◆ Exercise
Extract word for word the lines of the listing from its start to the line holding "y_ticks = [-30, -20, -10, 0, 10, 20, 30]", both ends kept; pictures are not part of the copy.

++++

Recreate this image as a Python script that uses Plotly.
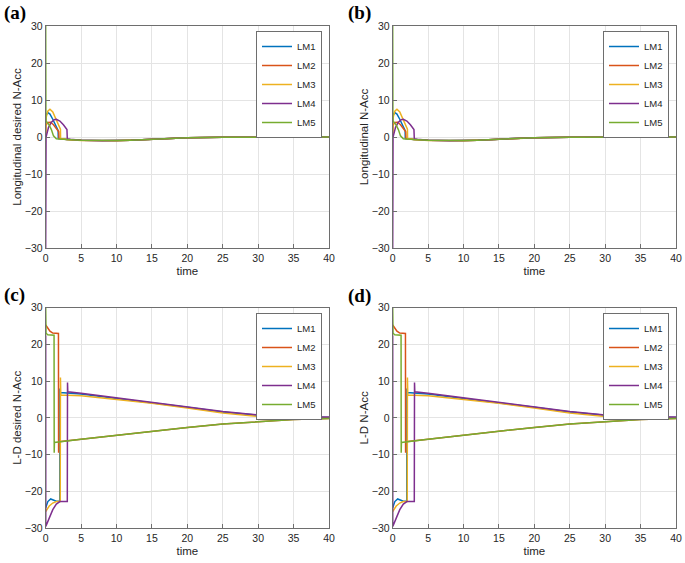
import plotly.graph_objects as go

# ---------------- data ----------------
series_names = ["LM1", "LM2", "LM3", "LM4", "LM5"]
series_colors = ["#0072BD", "#D95319", "#EDB120", "#7E2F8E", "#77AC30"]

x_ticks = [0, 5, 10, 15, 20, 25, 30, 35, 40]
y_ticks = [-30, -20, -10, 0, 10, 20, 30]

# Longitudinal N-Acc (panels a, b)
long_t_lm1 = [0, 0.02, 0.3, 0.6, 1.0, 1.4, 1.75, 1.78, 2.5, 3, 5, 8, 10, 12, 15, 18, 20, 25, 30, 40]
long_v_lm1 = [0, 5.8, 6.6, 6.2, 4.8, 3.2, 1.8, -0.4, -0.6, -0.7, -0.9, -1.0, -0.95, -0.85, -0.6, -0.35, -0.2, -0.05, 0, 0]
long_t_lm2 = [0, 0.02, 0.3, 0.7, 1.1, 1.5, 1.85, 1.88, 2.5, 3, 5, 8, 10, 12, 15, 18, 20, 25, 30, 40]
long_v_lm2 = [0, 3.2, 3.9, 4.0, 3.3, 2.2, 1.4, -0.4, -0.6, -0.7, -0.9, -1.0, -0.95, -0.85, -0.6, -0.35, -0.2, -0.05, 0, 0]
long_t_lm3 = [0, 0.02, 0.3, 0.6, 1.0, 1.4, 1.8, 2.08, 2.1, 2.5, 3, 5, 8, 10, 12, 15, 18, 20, 25, 30, 40]
long_v_lm3 = [0, 5.0, 7.0, 7.5, 6.8, 5.2, 3.4, 2.1, -0.4, -0.6, -0.7, -0.95, -1.05, -1.0, -0.9, -0.65, -0.4, -0.2, -0.05, 0, 0]
long_t_lm4 = [0, 0.05, 0.4, 0.8, 1.2, 1.5, 2.0, 2.5, 3.0, 3.05, 3.5, 5, 8, 10, 12, 15, 18, 20, 25, 30, 40]
long_v_lm4 = [-30, 0, 2.6, 4.0, 4.7, 4.8, 4.3, 3.3, 2.0, -0.5, -0.6, -0.85, -1.0, -0.95, -0.85, -0.6, -0.35, -0.2, -0.05, 0, 0]
long_t_lm5 = [0, 0.03, 0.2, 0.5, 0.8, 1.1, 1.5, 2, 3, 5, 8, 10, 12, 15, 18, 20, 25, 30, 40]
long_v_lm5 = [30, 4.2, 4.0, 3.2, 2.0, 0.3, -0.5, -0.6, -0.7, -0.9, -1.0, -0.95, -0.85, -0.6, -0.35, -0.2, -0.05, 0, 0]

# L-D N-Acc (panels c, d)
ld_t_lm1 = [0, 0.3, 0.7, 1.1, 1.5, 1.98, 2.0, 2.02, 3, 5, 10, 15, 20, 25, 30, 35, 40]
ld_v_lm1 = [-24.5, -22.8, -22.1, -22.3, -22.7, -22.7, 8.0, 6.9, 6.8, 6.5, 5.3, 4.2, 2.9, 1.6, 0.7, 0.2, 0.1]
ld_t_lm2 = [0, 0.3, 0.6, 1.0, 1.4, 1.8, 1.82, 1.85, 5, 10, 15, 20, 25, 30, 35, 40]
ld_v_lm2 = [25.3, 24.4, 23.6, 23.1, 23.0, 23.0, -9.5, -6.5, -5.8, -4.7, -3.6, -2.6, -1.7, -1.0, -0.45, -0.15]
ld_t_lm3 = [0, 0.5, 1.0, 1.5, 2.05, 2.08, 2.1, 2.13, 5, 10, 15, 20, 25, 30, 35, 40]
ld_v_lm3 = [-25.5, -24.0, -23.2, -22.8, -22.8, 11.0, 6.2, 6.2, 6.0, 5.1, 4.0, 2.7, 1.3, 0.4, 0.0, -0.1]
ld_t_lm4 = [0, 0.01, 0.5, 1.0, 1.5, 2.0, 3.05, 3.08, 3.12, 5, 10, 15, 20, 25, 30, 35, 40]
ld_v_lm4 = [22.5, -29.6, -27.3, -25.0, -23.5, -22.8, -22.8, 9.6, 7.1, 6.7, 5.4, 4.2, 2.9, 1.7, 0.8, 0.3, 0.2]
ld_t_lm5 = [0, 0.05, 0.3, 0.8, 1.18, 1.2, 1.23, 5, 10, 15, 20, 25, 30, 35, 40]
ld_v_lm5 = [30, 23.0, 22.6, 22.5, 22.5, -9.5, -6.7, -5.8, -4.7, -3.6, -2.6, -1.7, -1.0, -0.45, -0.15]

long_series = [(long_t_lm1, long_v_lm1), (long_t_lm2, long_v_lm2), (long_t_lm3, long_v_lm3),
               (long_t_lm4, long_v_lm4), (long_t_lm5, long_v_lm5)]
ld_series = [(ld_t_lm1, ld_v_lm1), (ld_t_lm2, ld_v_lm2), (ld_t_lm3, ld_v_lm3),
             (ld_t_lm4, ld_v_lm4), (ld_t_lm5, ld_v_lm5)]

panel_letters = ["(a)", "(b)", "(c)", "(d)"]
panel_ytitles = ["Longitudinal desired N-Acc", "Longitudinal N-Acc", "L-D desired N-Acc", "L-D N-Acc"]
x_title = "time"

# ---------------- layout geometry ----------------
W, H = 685, 563
FONT = "'Liberation Sans', Arial, sans-serif"
SERIF = "'Liberation Serif', 'Times New Roman', serif"
TXT = "#262626"
AXC = "#6e6e6e"

def px_x(p):
    return p / W

def px_y(p):
    return 1 - p / H

panels = [
    dict(x=[px_x(45.7), px_x(329)], y=[px_y(248), px_y(26)], data=long_series,
         leg=(px_x(322), px_y(31)), letter=(px_x(2), px_y(13))),
    dict(x=[px_x(392.7), px_x(676)], y=[px_y(248), px_y(26)], data=long_series,
         leg=(px_x(669), px_y(31)), letter=(px_x(346), px_y(13))),
    dict(x=[px_x(45.7), px_x(329)], y=[px_y(528), px_y(307.7)], data=ld_series,
         leg=(px_x(322), px_y(313)), letter=(px_x(2), px_y(295))),
    dict(x=[px_x(392.7), px_x(676)], y=[px_y(528), px_y(307.7)], data=ld_series,
         leg=(px_x(669), px_y(313)), letter=(px_x(346), px_y(296))),
]

fig = go.Figure()
layout = dict(
    template="none",
    width=W, height=H,
    margin=dict(l=0, r=0, t=0, b=0, pad=0, autoexpand=False),
    paper_bgcolor="white", plot_bgcolor="white",
    font=dict(family=FONT, color=TXT, size=10),
    annotations=[],
)

for i, p in enumerate(panels):
    k = "" if i == 0 else str(i + 1)
    legname = "legend" + k
    for (t, v), name, col in zip(p["data"], series_names, series_colors):
        fig.add_trace(go.Scatter(
            x=t, y=v, mode="lines", name=name,
            line=dict(color=col, width=1.5),
            xaxis="x" + k, yaxis="y" + k, legend=legname, showlegend=True,
        ))
    axis_common = dict(
        showline=True, mirror=True, linecolor=AXC, linewidth=1,
        ticks="inside", ticklen=4, tickcolor=AXC,
        showgrid=True, gridcolor="#e4e4e4", gridwidth=1,
        zeroline=False, automargin=False,
        tickfont=dict(family=FONT, size=10.5, color=TXT),
    )
    layout["xaxis" + k] = dict(
        axis_common, domain=p["x"], range=[0, 40], tickvals=x_ticks,
        anchor="y" + k,
        title=dict(text=x_title, font=dict(family=FONT, size=11.5, color=TXT), standoff=4),
    )
    layout["yaxis" + k] = dict(
        axis_common, domain=p["y"], range=[-30, 30], tickvals=y_ticks,
        anchor="x" + k,
        title=dict(text=panel_ytitles[i], font=dict(family=FONT, size=11.5, color=TXT), standoff=0),
    )
    layout[legname] = dict(
        x=p["leg"][0], y=p["leg"][1], xanchor="right", yanchor="top",
        xref="paper", yref="paper",
        bgcolor="white", bordercolor=AXC, borderwidth=1,
        font=dict(family=FONT, size=9.5, color=TXT),
        tracegroupgap=0, itemwidth=30,
    )
    layout["annotations"].append(dict(
        text="<b>" + panel_letters[i] + "</b>", xref="paper", yref="paper",
        x=p["letter"][0], y=p["letter"][1], xanchor="left", yanchor="middle",
        showarrow=False, font=dict(family=SERIF, size=19, color="black"),
    ))

fig.update_layout(**layout)
fig.write_html(
    "out.html",
    config={"displayModeBar": False},
    post_script="document.body.style.margin='0';document.body.style.overflow='hidden';",
)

++++

◆ Correct result
Recreate this image as a Python script that uses Plotly.
import plotly.graph_objects as go

# ---------------- data ----------------
series_names = ["LM1", "LM2", "LM3", "LM4", "LM5"]
series_colors = ["#0072BD", "#D95319", "#EDB120", "#7E2F8E", "#77AC30"]

x_ticks = [0, 5, 10, 15, 20, 25, 30, 35, 40]
y_ticks = [-30, -20, -10, 0, 10, 20, 30]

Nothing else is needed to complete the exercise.